Sorry btw- that turned into a much bigger rant than I originally intended!


I couldn’t take my mum out towards the end of her life, for similar reasons, such a pity as she used to enjoy going out for a drive.

Has Gran done a Power of Atttorney for you?
If she doesn’t like the idea, would she agree to you applying for Attendance Allowance on her behalf? If that’s a possibility, then Google “DWP Appointee”. You manage her benefits claims then. The money would need to go into a separate account in YOUR name, but you can then transfer into into one of her accounts if she is still OK with money?

My mum found it much easier for me to deal with her money management.

Once she’s getting AA she would then be entitled to additional disability benefits I expect, then you could say “that money is so that you can afford some help with cleaning…” A win, win situation.


No, nothing like that. I don’t think she’d go for that and I wouldn’t feel comfortable in that position- she’s still sound of mind and actually manages money better than I do. I will put forward the idea of Disability Allowance or something similar and see what she says. We’ve briefly discussed it a few months back, but this was when we thought we were going to get a quick diagnosis (and possibly a quick surgical fix to the problem) so she said she didn’t want to claim anything until she knew what she was dealing with (i.e. if it’s a permanent condition), which I completely understand.

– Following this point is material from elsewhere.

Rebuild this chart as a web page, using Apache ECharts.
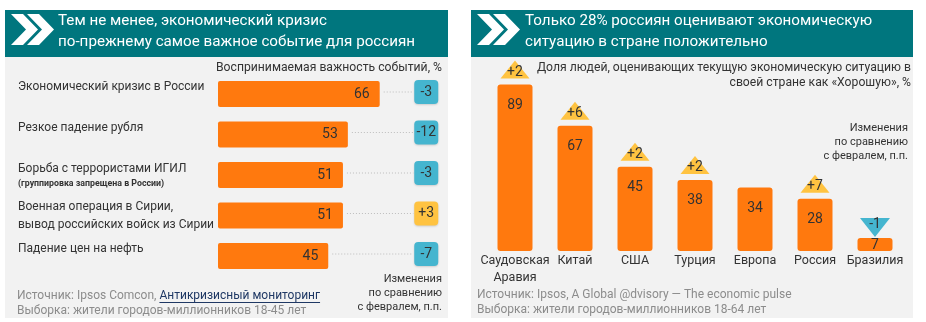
<!DOCTYPE html>
<html><head><meta charset="utf-8">
<script src="https://cdn.jsdelivr.net/npm/echarts@6/dist/echarts.min.js"></script>
<style>html,body{margin:0;padding:0;background:#fff}#c{width:926px;height:322px}</style>
</head><body><div id="c"></div>
<script>
// ---- data ----
const leftTitle = 'Тем не менее, экономический кризис\nпо-прежнему самое важное событие для россиян';
const rightTitle = 'Только 28% россиян оценивают экономическую\nситуацию в стране положительно';
const leftAxisTitle = 'Воспринимаемая важность событий, %';
const rightAxisTitle = 'Доля людей, оценивающих текущую экономическую ситуацию в\nсвоей стране как «Хорошую», %';
const changeNote = 'Изменения\nпо сравнению\nс февралем, п.п.';
const leftCategories = ['Экономический кризис в России', 'Резкое падение рубля', 'Борьба с террористами ИГИЛ', 'Военная операция в Сирии,\nвывод российских войск из Сирии', 'Падение цен на нефть'];
const leftCategoryNotes = ['', '', '(группировка запрещена в России)', '', ''];
const leftValues = [66, 53, 51, 51, 45];
const leftChanges = [-3, -12, -3, 3, -7];
const rightCategories = ['Саудовская\nАравия', 'Китай', 'США', 'Турция', 'Европа', 'Россия', 'Бразилия'];
const rightValues = [89, 67, 45, 38, 34, 28, 7];
const rightChanges = [2, 6, 2, 2, null, 7, -1];
const leftSourcePrefix = 'Источник: Ipsos Comcon, ';
const leftSourceLink = 'Антикризисный мониторинг';
const leftSample = 'Выборка: жители городов-миллионников 18-45 лет';
const rightSource = 'Источник: Ipsos, A Global @dvisory — The economic pulse';
const rightSample = 'Выборка: жители городов-миллионников 18-64 лет';

// ---- style ----
const FONT = 'Roboto, "Liberation Sans", sans-serif';
const TEAL = '#00767e', BG = '#f2f2f2', ORANGE = '#ff790e', BLUE = '#45b5cf', YELLOW = '#ffc341', TXT = '#333333', GREY = '#8c8c8c';

function measure(text, font) {
  const c = document.createElement('canvas').getContext('2d');
  c.font = font; return c.measureText(text).width;
}
function chevrons(ox) {
  const mk = (dx) => ({ type: 'polygon', shape: { points: [[ox+dx,14],[ox+dx+12,14],[ox+dx+27,29.5],[ox+dx+12,45],[ox+dx,45],[ox+dx+15,29.5]] }, style: { fill: '#fff' } });
  return [mk(6), mk(22)];
}
const srcFont = '12px ' + FONT;
const prefixW = measure(leftSourcePrefix, srcFont);
const linkW = measure(leftSourceLink, srcFont);

const chart = echarts.init(document.getElementById('c'), null, { renderer: 'canvas' });
chart.setOption({
  animation: false,
  textStyle: { fontFamily: FONT },
  graphic: [
    { type: 'rect', shape: { x: 5, y: 57, width: 443, height: 261 }, style: { fill: BG }, z: -10 },
    { type: 'rect', shape: { x: 471, y: 57, width: 442, height: 261 }, style: { fill: BG }, z: -10 },
    { type: 'rect', shape: { x: 5, y: 10, width: 443, height: 47 }, style: { fill: TEAL }, z: -10 },
    { type: 'rect', shape: { x: 471, y: 10, width: 442, height: 47 }, style: { fill: TEAL }, z: -10 },
    ...chevrons(5), ...chevrons(471),
    { type: 'text', x: 58, y: 10.5, style: { text: leftTitle, font: '15.2px ' + FONT, fill: '#fff', lineHeight: 21, verticalAlign: 'top' } },
    { type: 'text', x: 525, y: 10.5, style: { text: rightTitle, font: '15.2px ' + FONT, fill: '#fff', lineHeight: 21, verticalAlign: 'top' } },
    { type: 'text', x: 442, y: 68, style: { text: leftAxisTitle, font: '12.2px ' + FONT, fill: TXT, align: 'right', verticalAlign: 'middle' } },
    { type: 'text', x: 911, y: 60.5, style: { text: rightAxisTitle, font: '12.2px ' + FONT, fill: TXT, align: 'right', verticalAlign: 'top', lineHeight: 15 } },
    { type: 'text', x: 442, y: 272, style: { text: changeNote, font: '11px ' + FONT, fill: TXT, align: 'right', verticalAlign: 'top', lineHeight: 14 } },
    { type: 'text', x: 908, y: 121, style: { text: changeNote, font: '11px ' + FONT, fill: TXT, align: 'right', verticalAlign: 'top', lineHeight: 14 } },
    { type: 'text', x: 17, y: 296, style: { text: leftSourcePrefix, font: srcFont, fill: GREY, verticalAlign: 'middle' } },
    { type: 'text', x: 17 + prefixW, y: 296, style: { text: leftSourceLink, font: srcFont, fill: '#1f3864', verticalAlign: 'middle' } },
    { type: 'line', shape: { x1: 17 + prefixW, y1: 302.5, x2: 17 + prefixW + linkW, y2: 302.5 }, style: { stroke: '#1f3864', lineWidth: 1 } },
    { type: 'text', x: 17, y: 311, style: { text: leftSample, font: srcFont, fill: GREY, verticalAlign: 'middle' } },
    { type: 'text', x: 477, y: 295, style: { text: rightSource, font: srcFont, fill: GREY, verticalAlign: 'middle' } },
    { type: 'text', x: 477, y: 310, style: { text: rightSample, font: srcFont, fill: GREY, verticalAlign: 'middle' } }
  ],
  grid: [
    { left: 218, top: 73.75, width: 220.5, height: 202.5 },
    { left: 485, top: 64, width: 420, height: 187 }
  ],
  xAxis: [
    { gridIndex: 0, type: 'value', min: 0, max: 90, show: false },
    { gridIndex: 1, type: 'category', data: rightCategories, axisLine: { show: false }, axisTick: { show: false },
      axisLabel: { margin: 1, fontSize: 12.5, lineHeight: 17, color: TXT, interval: 0 } }
  ],
  yAxis: [
    { gridIndex: 0, type: 'category', inverse: true, data: leftCategories, axisLine: { show: false }, axisTick: { show: false },
      axisLabel: { align: 'left', margin: 200, interval: 0,
        formatter: (v, i) => {
          if (leftCategoryNotes[i]) return '{a|' + v + '}\n{s|' + leftCategoryNotes[i] + '}';
          if (v.indexOf('\n') >= 0) return v.split('\n').map(l => '{a|' + l + '}').join('\n');
          return '{a|' + v + '}\n{g| }';
        },
        rich: { a: { fontSize: 12, lineHeight: 18, color: TXT }, s: { fontSize: 8.8, fontWeight: 'bold', lineHeight: 13, color: TXT }, g: { fontSize: 10, lineHeight: 14 } } } },
    { gridIndex: 1, type: 'value', min: 0, max: 100, show: false }
  ],
  series: [
    { type: 'bar', xAxisIndex: 0, yAxisIndex: 0, data: leftValues, barWidth: 26,
      itemStyle: { color: ORANGE, borderRadius: 2 },
      label: { show: true, position: 'insideRight', distance: 10, fontSize: 14, color: TXT } },
    { type: 'custom', xAxisIndex: 0, yAxisIndex: 0,
      data: leftValues.map((v, i) => [v, i, leftChanges[i]]),
      renderItem: (params, api) => {
        const end = api.coord([api.value(0), api.value(1)]);
        const box = api.coord([85, api.value(1)]);
        const ch = api.value(2);
        const cy = box[1] - 2;
        return { type: 'group', children: [
          { type: 'line', shape: { x1: end[0] + 4, y1: cy, x2: box[0] - 13, y2: cy }, style: { stroke: '#bdbdbd', lineWidth: 1, lineDash: [1, 2] } },
          { type: 'rect', shape: { x: box[0] - 12, y: cy - 12, width: 24, height: 24, r: 4 }, style: { fill: ch > 0 ? YELLOW : BLUE, shadowBlur: 2, shadowColor: 'rgba(0,0,0,0.15)', shadowOffsetY: 1 } },
          { type: 'text', x: box[0], y: cy, style: { text: (ch > 0 ? '+' : '') + ch, font: '14px ' + FONT, fill: TXT, align: 'center', verticalAlign: 'middle' } }
        ] };
      } },
    { type: 'bar', xAxisIndex: 1, yAxisIndex: 1, barWidth: 35,
      data: rightValues.map(v => v < 15 ? { value: v, label: { distance: 1 } } : v),
      itemStyle: { color: ORANGE, borderRadius: 3 },
      label: { show: true, position: 'insideTop', distance: 14, fontSize: 14, color: TXT } },
    { type: 'custom', xAxisIndex: 1, yAxisIndex: 1,
      data: rightChanges.map((c, i) => c == null ? null : [i, rightValues[i], c]).filter(Boolean),
      renderItem: (params, api) => {
        const p = api.coord([api.value(0), api.value(1)]);
        const ch = api.value(2);
        const x = p[0], top = p[1];
        if (ch > 0) {
          return { type: 'group', children: [
            { type: 'polygon', shape: { points: [[x - 14.5, top - 6], [x + 14.5, top - 6], [x, top - 24]] }, style: { fill: YELLOW } },
            { type: 'text', x: x, y: top - 12, style: { text: '+' + ch, font: '14px ' + FONT, fill: TXT, align: 'center', verticalAlign: 'middle' } }
          ] };
        }
        return { type: 'group', children: [
          { type: 'polygon', shape: { points: [[x - 15, top - 20], [x + 15, top - 20], [x, top - 1]] }, style: { fill: BLUE } },
          { type: 'text', x: x, y: top - 13, style: { text: String(ch), font: '14px ' + FONT, fill: TXT, align: 'center', verticalAlign: 'middle' } }
        ] };
      } }
  ]
});
</script></body></html>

Thank you for all of your helpful advice! :slight_smile:

I’m fairly certain the rules say that someone has to have had the disability for six months in order to claim.

I had a bad car accident that mucked up both knees. After 6 months I got DLA until I’d had two knee replacements, so it doesn’t have to be totally permanent.

A lot of money is at stake, claim asap and they will say if she can’t have it. Ring up and ask for a claim form, as long as it’s returned in about a month, it will be backdated to the day you rang - there will be a “return by…date” on the form unless it’s changed.

See if there is a local Help the Aged advisor to help fill in the form, or a disability advice service. They are there to help.

Defintiely speak to Help the Aged (I think they re Age UK now, but not sure). They were really helpful and someone who can tell her what she is entitled to if she won’t listen to you. If you can get the AA, that could definiltey pay for a cleaner, which would take the burden off a bit. It was through the cleaner that we were able to get Mum to accept other help slowly.